The woman extended one of her large hands toward him in a gesture of introduction. “My name is Milton, but you can call me Millie.”
Reginald shook her hand. The grip was strong. He studied her carefully. There was something different…
“Honey, let me spell it out for you… I’m in drag. I’m a drag queen.”
“You mean, you’re really a man?”
“Does that disappoint you?”
The tornadic swirling of Reginald’s guts came on again. An air bubble inside him boldly bloomed and then violently burst. He couldn’t help it. The air around them suddenly turned foul. “It doesn’t disappoint me in the slightest,” he said through clenched teeth as he desperately tried to hold in yet another assault of intestinal origin. He relented and let it blow. He wasn’t strong enough to defeat this demon. He was powerless to stop it. “I’m so sorry,” he said to her. “I wouldn’t be a bit offended if you requested a new seat assignment,” and Reginald quickly got up and made his way to the on-board lavatory with the speed of a cartoon desert roadrunner.

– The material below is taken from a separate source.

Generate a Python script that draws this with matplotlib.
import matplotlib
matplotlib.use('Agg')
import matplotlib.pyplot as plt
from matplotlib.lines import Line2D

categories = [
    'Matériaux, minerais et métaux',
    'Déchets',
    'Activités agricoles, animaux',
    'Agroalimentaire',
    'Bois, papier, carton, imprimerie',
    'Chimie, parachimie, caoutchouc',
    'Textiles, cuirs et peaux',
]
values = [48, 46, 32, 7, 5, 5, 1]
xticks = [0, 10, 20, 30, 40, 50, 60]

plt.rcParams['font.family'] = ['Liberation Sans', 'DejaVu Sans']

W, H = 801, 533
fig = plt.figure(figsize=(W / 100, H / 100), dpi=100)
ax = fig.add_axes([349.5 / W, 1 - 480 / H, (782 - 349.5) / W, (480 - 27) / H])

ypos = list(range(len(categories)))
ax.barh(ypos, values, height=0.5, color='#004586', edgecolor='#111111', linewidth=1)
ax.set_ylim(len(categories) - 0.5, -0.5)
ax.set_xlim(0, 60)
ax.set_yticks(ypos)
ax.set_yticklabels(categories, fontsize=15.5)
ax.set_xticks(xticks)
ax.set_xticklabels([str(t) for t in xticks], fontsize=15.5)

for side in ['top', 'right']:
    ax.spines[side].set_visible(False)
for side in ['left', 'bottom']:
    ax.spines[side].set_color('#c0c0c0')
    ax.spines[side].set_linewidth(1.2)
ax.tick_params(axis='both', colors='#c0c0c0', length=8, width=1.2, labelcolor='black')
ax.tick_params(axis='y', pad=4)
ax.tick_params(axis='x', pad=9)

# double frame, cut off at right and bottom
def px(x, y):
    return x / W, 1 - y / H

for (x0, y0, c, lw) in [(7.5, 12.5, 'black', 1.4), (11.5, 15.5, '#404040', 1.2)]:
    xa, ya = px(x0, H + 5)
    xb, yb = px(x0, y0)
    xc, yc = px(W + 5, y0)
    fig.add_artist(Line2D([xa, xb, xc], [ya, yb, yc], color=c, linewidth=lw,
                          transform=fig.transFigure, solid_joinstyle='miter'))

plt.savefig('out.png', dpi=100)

Reginald had to flush 14 times to vanquish this latest horror to the netherworld. He cried in the mirror while he scrubbed his hands. He suddenly feared his new adventure would be nothing but the same. He questioned if his existence would ever be better. An impatient stranger pounded on the door. “Are you almost done in there?” Reginald dried his hands and came out. The impatient stranger went in. And as Reginald walked away up the aisle, he heard the impatient stranger cry out, “Oh my god!”
When Reginald returned to his seat, he was surprised to see Millie still sitting there. The train lurched forward in impending departure. Reginald wobbled on his feet, nearly fell into his seat. She looked up from her knitting. “Everything okay?”

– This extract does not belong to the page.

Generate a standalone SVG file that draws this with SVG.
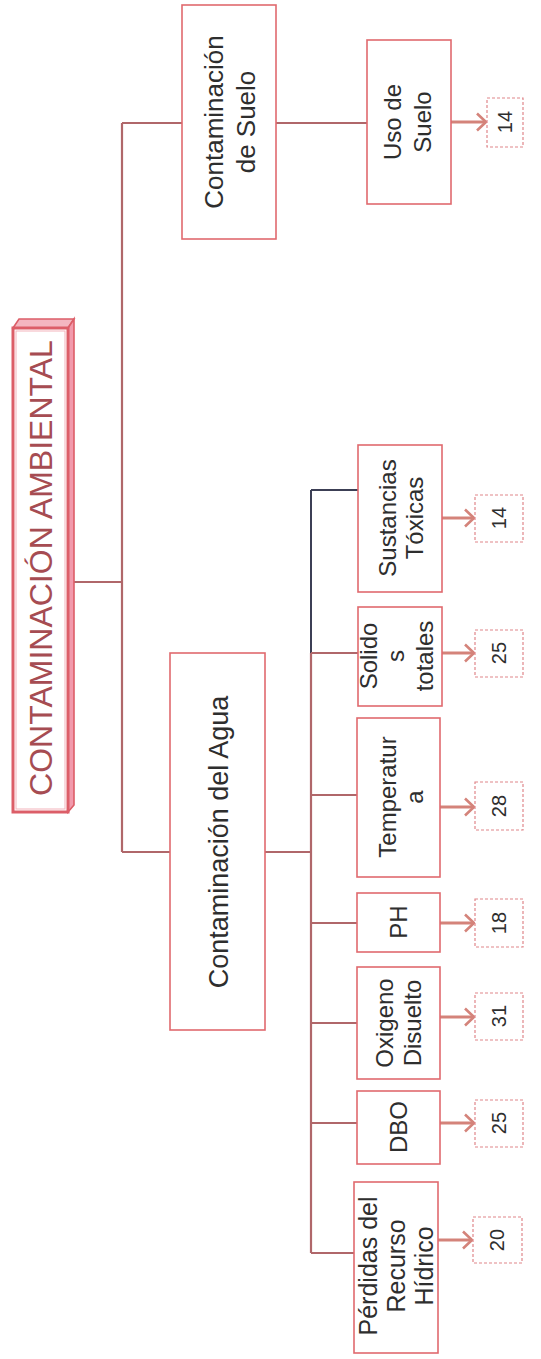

Reginald sighed. He felt betrayed by his own body. He felt defeated. “For the moment,” he said. He looked out the window and the movement of the world passing by began to pick up speed. “You didn’t change seats. Why? I was entirely prepared to make the journey alone… As I so often do.”

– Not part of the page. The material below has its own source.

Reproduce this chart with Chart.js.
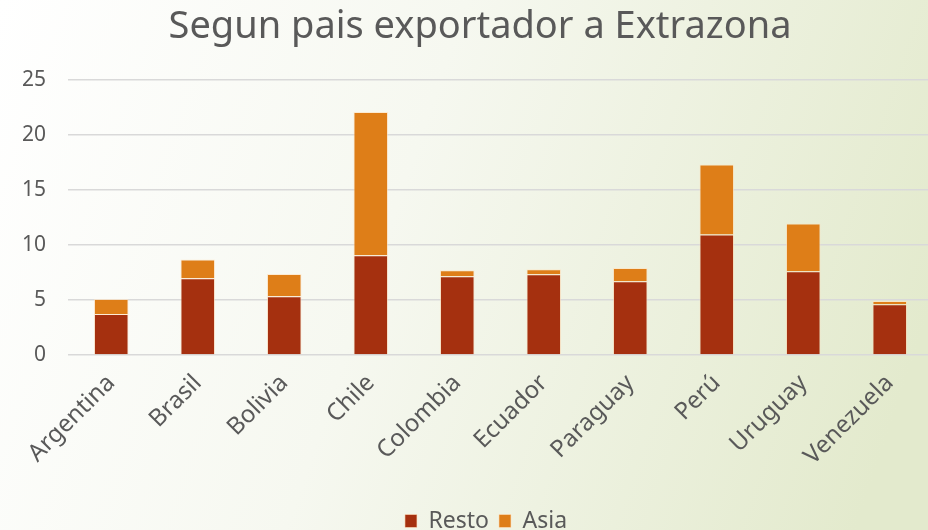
<!DOCTYPE html>
<html>
<head>
<meta charset="utf-8">
<script src="https://cdn.jsdelivr.net/npm/chart.js@4/dist/chart.umd.min.js"></script>
<style>
  html, body { margin: 0; padding: 0; background: #ffffff; }
</style>
</head>
<body>
<canvas id="chart" width="928" height="530"></canvas>
<script>
// ── Data ──────────────────────────────────────────────
var paises = ['Argentina', 'Brasil', 'Bolivia', 'Chile', 'Colombia',
              'Ecuador', 'Paraguay', 'Perú', 'Uruguay', 'Venezuela'];
var resto  = [3.73, 6.96, 5.33, 9.06, 7.15, 7.33, 6.70, 10.94, 7.60, 4.60];
var asia   = [1.36, 1.70, 2.03, 13.00, 0.55, 0.46, 1.20, 6.36, 4.34, 0.30];
var yTicks = [0, 5, 10, 15, 20, 25];

var colorResto = '#a5300f';
var colorAsia  = '#de7e18';
var textColor  = '#595959';
var fontFam    = '"Noto Sans", sans-serif';

// ── Background gradient ───────────────────────────────
var bgPlugin = {
    id: 'bg',
    beforeDraw: function (chart) {
        var c = chart.ctx;
        var g = c.createLinearGradient(0, 0, chart.width, chart.height * 0.6);
        g.addColorStop(0, '#ffffff');
        g.addColorStop(0.45, '#f6f8f0');
        g.addColorStop(1, '#e3eacd');
        c.save();
        c.fillStyle = g;
        c.fillRect(0, 0, chart.width, chart.height);
        c.restore();
    }
};

// ── Small layout nudges (plot runs slightly past right edge, legend lower) ──
var nudgePlugin = {
    id: 'nudge',
    afterLayout: function (chart) {
        var x = chart.scales.x;
        x.right += 5;
        x.width += 5;
        x.configure();
        var lg = chart.legend;
        var shift = 521 - (lg.top + lg.height / 2);
        lg.top += shift;
        lg.bottom += shift;
        lg.left += 22;
        lg.right += 22;
        chart.titleBlock.left += 16;
        chart.titleBlock.right += 16;
    }
};

new Chart(document.getElementById('chart'), {
    type: 'bar',
    data: {
        labels: paises,
        datasets: [
            { label: 'Resto', data: resto, backgroundColor: colorResto,
              borderColor: 'rgba(255,225,190,0.6)', borderWidth: 1 },
            { label: 'Asia',  data: asia,  backgroundColor: colorAsia,
              borderColor: 'rgba(255,225,190,0.6)', borderWidth: 1 }
        ]
    },
    options: {
        responsive: false,
        animation: false,
        devicePixelRatio: 1,
        datasets: { bar: { barPercentage: 0.4, categoryPercentage: 1 } },
        plugins: {
            title: {
                display: true,
                text: 'Segun pais exportador a Extrazona',
                color: textColor,
                font: { family: fontFam, size: 38, weight: 'normal' },
                padding: { top: 4, bottom: 30 }
            },
            legend: {
                position: 'bottom',
                labels: {
                    color: textColor,
                    font: { family: fontFam, size: 23 },
                    boxWidth: 12, boxHeight: 13, padding: 10
                }
            },
            tooltip: { enabled: false }
        },
        scales: {
            x: {
                stacked: true,
                grid: { display: false },
                border: { display: false },
                ticks: {
                    color: textColor,
                    font: { family: fontFam, size: 24 },
                    minRotation: 45, maxRotation: 45,
                    autoSkip: false,
                    padding: 6
                },
                afterFit: function (s) { s.height = 132; }
            },
            y: {
                stacked: true,
                min: 0, max: 25,
                afterBuildTicks: function (s) {
                    s.ticks = yTicks.map(function (v) { return { value: v }; });
                },
                grid: { color: '#d9d9d9', lineWidth: 1.5, drawTicks: false },
                border: { display: false },
                ticks: {
                    color: textColor,
                    font: { family: fontFam, size: 21 },
                    padding: 22
                },
                afterFit: function (s) { s.width = 68; }
            }
        }
    },
    plugins: [bgPlugin, nudgePlugin]
});
</script>
</body>
</html>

Millie smiled. “Honey… We all have struggles in this world, some more than others. I’m not going to look down upon you because you’re different. I’d be no better than the fools running the show here in this fascist state. I’m different, you’re different… Hell baby, we all are different. What gives them the right to make my way of life illegal? They don’t have any. Just like I have no right to bash you over the head for having a bewildering ass. But here we are, both of us escaping our present-tense situations because we can’t live the way we want to live. History is full of situations just like this. Full I tell you. Yet here we are again, having to fight to be who we want to be.” She stopped to take a breath and look out the window as the same world that passed him by passed her by as well. “But they’ll get theirs in the end,” she exhaled with hope. “Hateful folks like that always do. And when it comes, I will make a joyful noise and dance upon their toes.”
Then Reginald Rangoon made a joyful noise of his own and he soiled the world around them with his own brand of rugged individuality, and they both gagged for a moment and then laughed like Jokers, and they settled in and carried on to newer and better lives atop the rails, steel wheels biting and sparking in defiance.